Weak demand for products on current generation consoles blamed for poor performance in 2012
Zumba Fitness publisher Majesco Entertainment has closed its Boston studio and enacted a number of layoffs across the company, it has confirmed.
In its latest financial report, Majesco confirmed reports that it had closed its social game development studio in Massachusetts, while it had also laid off game testing personnel at its New Jersey office.
The company said it planned to focus on mobile games going forward through its production team in Southern California and through the use of external developers.
Severance pay and restructuring costs have been put at approximately $700,000 to $1m.
“In order to better align operating costs with expected sales trends, the company has implemented several initiatives to reduce fixed operating costs in favour of an outsourced, variable cost model,” read a statement from Majesco.

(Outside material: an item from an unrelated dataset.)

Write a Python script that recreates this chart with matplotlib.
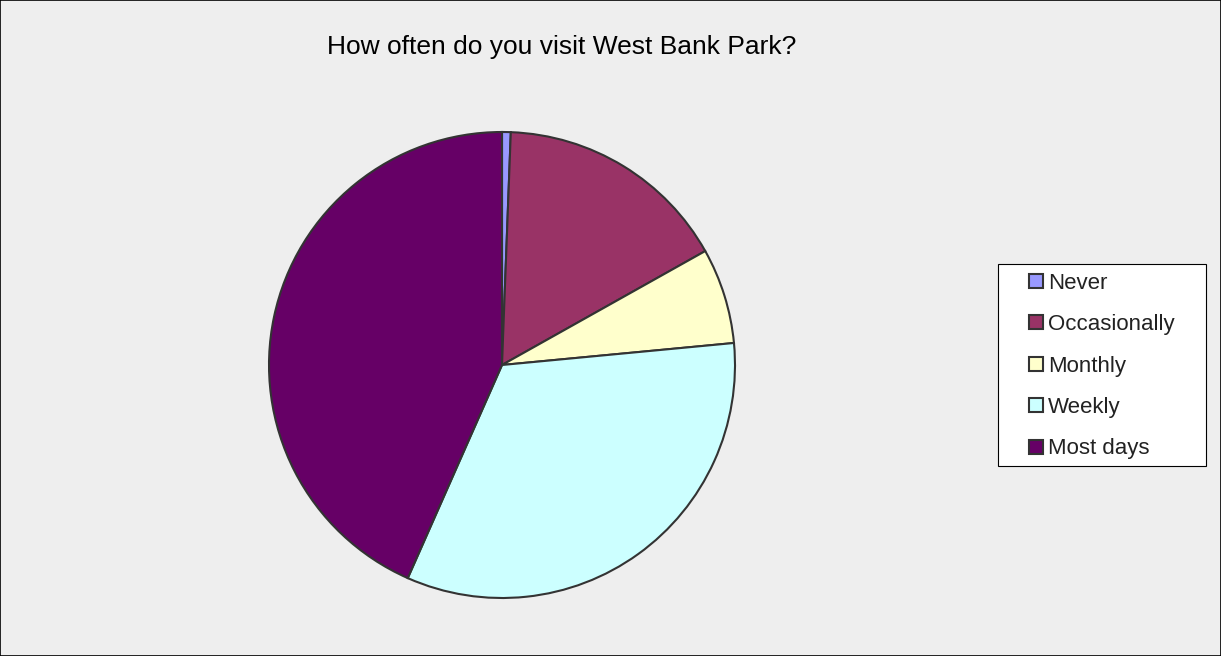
import matplotlib
matplotlib.use("Agg")
import matplotlib.pyplot as plt
from matplotlib.patches import Rectangle

plt.rcParams["font.family"] = ["Liberation Sans", "DejaVu Sans"]

title = "How often do you visit West Bank Park?"
categories = ["Never", "Occasionally", "Monthly", "Weekly", "Most days"]
counts = [1, 27, 11, 55, 72]
colors = ["#9999FF", "#993366", "#FFFFCC", "#CCFFFF", "#660066"]

W, H = 1221, 656
fig = plt.figure(figsize=(W / 100, H / 100), dpi=100, facecolor="#EEEEEE")
fig.patches.append(
    Rectangle((0, 0), 1, 1, transform=fig.transFigure, fill=False,
              edgecolor="black", linewidth=1.2)
)

# pie area: centre (502, 365), radius ~232 px
ax = fig.add_axes([(502 - 233) / W, (H - 365 - 233) / H, 466 / W, 466 / H])
wedges, _ = ax.pie(
    counts,
    colors=colors,
    startangle=90,
    counterclock=False,
    radius=1.0,
    wedgeprops={"edgecolor": "#333333", "linewidth": 1.5},
)
ax.set_xlim(-1.0, 1.0)
ax.set_ylim(-1.0, 1.0)
ax.set_aspect("equal")
ax.axis("off")

fig.text(562 / W, 1 - 47 / H, title, ha="center", va="center",
         fontsize=19, color="black")

# legend box drawn separately so the side padding can be wider
fig.patches.append(
    Rectangle((998 / W, (H - 466) / H), 208 / W, 202 / H,
              transform=fig.transFigure, facecolor="white",
              edgecolor="black", linewidth=0.8)
)
leg = fig.legend(
    wedges,
    categories,
    loc="center",
    bbox_to_anchor=(1102 / W, 1 - 366 / H),
    fontsize=16,
    frameon=False,
    handlelength=0.6,
    handleheight=0.6,
    handletextpad=0.25,
    labelspacing=0.92,
    borderpad=0.0,
    borderaxespad=0,
)
for t in leg.get_texts():
    t.set_color("#222222")
for h in leg.legend_handles:
    h.set_edgecolor("#333333")
    h.set_linewidth(1.5)

fig.savefig("out.png", dpi=100, facecolor=fig.get_facecolor())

Net revenue for Majesco was up by six per cent for the quarter ending October 31st to $26.6m, but it also reported a $3m operating loss during the same period. Net loss for the quarter was $2.7m, down from a loss of $3.9m during the same period in 2011.
For the 12 months ending October 31st meanwhile, net revenues increased to $132.3 million, although operating income fell significantly from $11.4m in 2011, to $3.7m in 2012.
Majesco blamed a weak demand for products on current generation consoles and question marks over the popularity of next-generation consoles as the reason for a poor performance in 2012.
“As a result of the weakness in demand for products on legacy console platforms and uncertainty around consumer adoption of the next generation of consoles, management is modifying its practice of providing quantitative fiscal year revenue and earnings guidance," read a statement.
"Instead, for fiscal 2013, management is presenting a qualitative assessment of its outlook for financial results. Based on early analysis of sell-through during the 2012 holiday season, management anticipates holiday sales will be at least 50 per cent lower than last year. Given the Company’s dependence on holiday sales, management anticipates revenue for fiscal 2013 will be significantly below fiscal 2012.
"Management expects to report between a modest non-GAAP EPS loss to break-even for the first quarter of fiscal 2013 and a loss for the full year of fiscal 2013.”